KU-76 (11 augustus 1921)
Speulde (Gld.)
boerderij van de Gebr. Davelaar
1:400
Afgaande op de hier gemaakte foto's krijgt men de indruk dat deze opmeting vooral werd gemaakt vanwege de bijgebouwen. De boerderij zelf is nergens te zien en werd ook alleen maar in plattegrond weergegeven. Toch was hier ook het hoofdgebouw in al zijn eenvoud niet oninteressant, wat blijkt uit Uilkema's bijschriften op het veldwerk. Bij het woonhuis noteerde hij bijvoorbeeld over de stookplaats: ‘..vuurgat in den haardplaat, ketel hangt nog aan den haak boven 't vuurgat..’. Ook was in de woonruimte nog een deel van de gebintconstructie bewaard gebleven. In het achterhuis bevond zich een zogenaamde hooihoek, waar een deel van één van de zijbeuken werd gebruikt als grondtasruimte voor hooi; boven de deel, op de slieten werd rogge bewaard. In een zijbeuk lag een potstal van één meter diep, met mestdeuren in de zijmuur. Bij een schetsje van de bevestigingswijze van het vee staat: ‘..op deze plaats zit een kram in het nekhout. Door de kram is dus 1 repel gestoken, vóór de repel door de kram een houtje. De repel zit in een gat van het zulhout. Op deze wijze zijn de stalrepels gemakkelijk uit te nemen..’. En over het bedrijf als geheel schreef Uilkema: ‘..De potstal wordt in de zomer om de maand uitgemest; in de winter wordt hij alleen “afgemest”, d.i.: de dunne mest wordt voortdurend er uitgehaald en in het schapehok gebracht. Het stroo blijft erin tot het voorjaar - half maart. Komt dan op het bouwland en op de aardappels (voor eigen gebruik). De rogge - tweede jaar - is de vrucht die verkocht wordt. Bovendien is de melk van het vee een bron van inkomsten..’.

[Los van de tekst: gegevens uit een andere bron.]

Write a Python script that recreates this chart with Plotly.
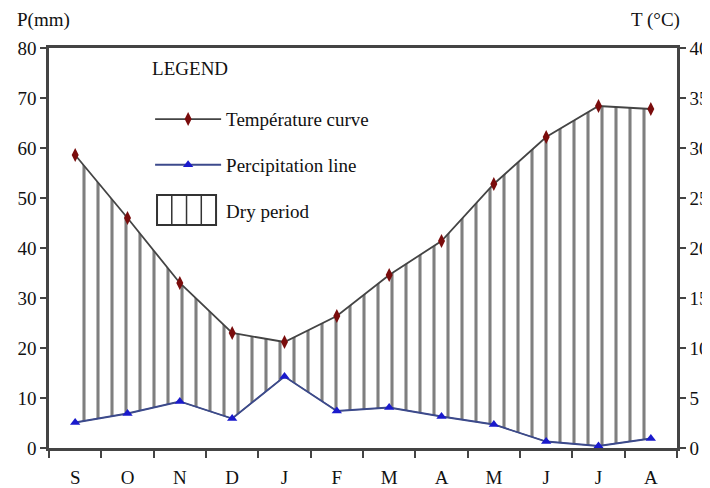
import plotly.graph_objects as go

months = ["S", "O", "N", "D", "J", "F", "M", "A", "M", "J", "J", "A"]
temperature_c = [29.3, 23.0, 16.5, 11.5, 10.6, 13.2, 17.3, 20.7, 26.4, 31.1, 34.2, 33.9]
precip_mm = [5.1, 6.9, 9.3, 5.9, 14.3, 7.4, 8.1, 6.3, 4.7, 1.3, 0.4, 1.9]
p_ticks = [0, 10, 20, 30, 40, 50, 60, 70, 80]
t_ticks = [0, 5, 10, 15, 20, 25, 30, 35, 40]

x = list(range(len(months)))
temp_as_mm = [2 * t for t in temperature_c]  # Gaussen: P = 2T

FONT = "Liberation Serif"
AX = "#444444"
HATCH = "#000000"

fig = go.Figure()

# upper boundary of dry period (temperature on precipitation scale)
fig.add_trace(go.Scatter(x=x, y=temp_as_mm, mode="lines", line=dict(width=0, color="rgba(0,0,0,0)"),
                         showlegend=False, hoverinfo="skip", yaxis="y"))
# dry period hatch
fig.add_trace(go.Scatter(x=x, y=precip_mm, mode="lines", fill="tonexty", name="Dry period",
                         line=dict(width=1.2, color="#555555"),
                         fillcolor="rgba(0,0,0,0)",
                         fillpattern=dict(shape="|", size=14, solidity=0.22, fgcolor=HATCH,
                                          bgcolor="rgba(0,0,0,0)"),
                         showlegend=False, hoverinfo="skip", yaxis="y"))
# legend-only entry for dry period (symbol drawn as a hatched box)
fig.add_trace(go.Scatter(x=[None], y=[None], mode="lines", name="Dry period",
                         line=dict(width=0, color="rgba(0,0,0,0)"),
                         legendgroup="c", legendrank=3, yaxis="y"))
# precipitation
fig.add_trace(go.Scatter(x=x, y=precip_mm, mode="lines+markers", name="Percipitation line",
                         line=dict(width=1.8, color="#3c4a8c"),
                         marker=dict(symbol="triangle-up", size=9, color="#1a1acc"),
                         legendgroup="b", legendrank=2, yaxis="y"))
# temperature
fig.add_trace(go.Scatter(x=x, y=temperature_c, mode="lines+markers", name="Température curve",
                         line=dict(width=1.8, color="#444444"),
                         marker=dict(symbol="diamond-tall", size=10, color="#7a0c0c"),
                         legendgroup="a", legendrank=1, yaxis="y2"))

# hatched box used as the "Dry period" legend symbol
bx0, bx1, by0, by1 = 0.172, 0.266, 0.5575, 0.6325
shapes = [dict(type="rect", xref="paper", yref="paper", x0=bx0, x1=bx1, y0=by0, y1=by1,
               line=dict(color="#333333", width=2), fillcolor="rgba(0,0,0,0)")]
for k in range(1, 4):
    xv = bx0 + (bx1 - bx0) * k / 4
    shapes.append(dict(type="line", xref="paper", yref="paper", x0=xv, x1=xv, y0=by0, y1=by1,
                       line=dict(color="#333333", width=1.5)))

# the page body has an 8px margin, so the figure is sized to fill the rest of the window
fig.update_layout(
    width=702, height=480,
    margin=dict(l=41, r=33, t=40, b=40, autoexpand=False),
    paper_bgcolor="white", plot_bgcolor="white",
    font=dict(family=FONT, size=19, color="#111111"),
    showlegend=True,
    legend=dict(x=0.161, y=0.993, xanchor="left", yanchor="top",
                title=dict(text="LEGEND<br> ", font=dict(family=FONT, size=19)),
                traceorder="grouped", tracegroupgap=18, itemwidth=66,
                bgcolor="rgba(255,255,255,0)", font=dict(family=FONT, size=19)),
    xaxis=dict(range=[-0.5, 11.5], tickmode="array", tickvals=x, ticktext=months,
               ticks="", showgrid=False, zeroline=False, automargin=False,
               showline=True, linecolor=AX, linewidth=2.5, mirror=True,
               ticklabelstandoff=10,
               minor=dict(tickmode="linear", tick0=-0.5, dtick=1, ticks="outside",
                          ticklen=7, tickwidth=2, tickcolor=AX, showgrid=False)),
    yaxis=dict(range=[0, 80], tickmode="array", tickvals=p_ticks, ticks="outside",
               ticklen=6, tickwidth=2, tickcolor=AX, showgrid=False, zeroline=False,
               automargin=False, showline=True, linecolor=AX, linewidth=2.5),
    yaxis2=dict(range=[0, 40], tickmode="array", tickvals=t_ticks, ticks="outside",
                ticklen=6, tickwidth=2, tickcolor=AX, showgrid=False, zeroline=False,
                automargin=False, overlaying="y", side="right", showline=True,
                linecolor=AX, linewidth=2.5),
    shapes=shapes,
    annotations=[
        dict(text="P(mm)", xref="paper", yref="paper", x=-0.054, y=1.07,
             xanchor="left", yanchor="middle", showarrow=False, font=dict(family=FONT, size=19)),
        dict(text="T (°C)", xref="paper", yref="paper", x=1.008, y=1.07,
             xanchor="right", yanchor="middle", showarrow=False, font=dict(family=FONT, size=19)),
    ],
)

fig.write_html("out.html")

De meeste aandacht ging echter uit naar de beide schaapskooien met de bijbehorende hooischuur. Het betrof hier een bijzonder schilderachtige groep gebouwen, die overigens vrij bekend was en staat afgebeeld op menige oude prentbriefkaart. De constructie was zeer eenvoudig, zonder inwendig gebint, met alleen een wandconstructie van ingegraven paaltjes waarover een muurplaat liep. Op de muurplaat rustten de daksparren; de wanden bestonden uit vlechtwerk van eiketakken met de bladeren er nog aan, of uit zoden met een aarden wal. Uilkema maakte van de wandafdichting van één van de schaapskooien een detailfoto en schreef op de achterkant: ‘..middelste gebouw oud type schaapskooi; wanden gedicht met eiketakken met loof..’. De bijbehorende hooischuur (‘..het hooi dient voor de schapen (het hooi voor de koeien onderin de berg)..’) had wanden van heide en vlechtwerk van takken met de bladeren er nog aan.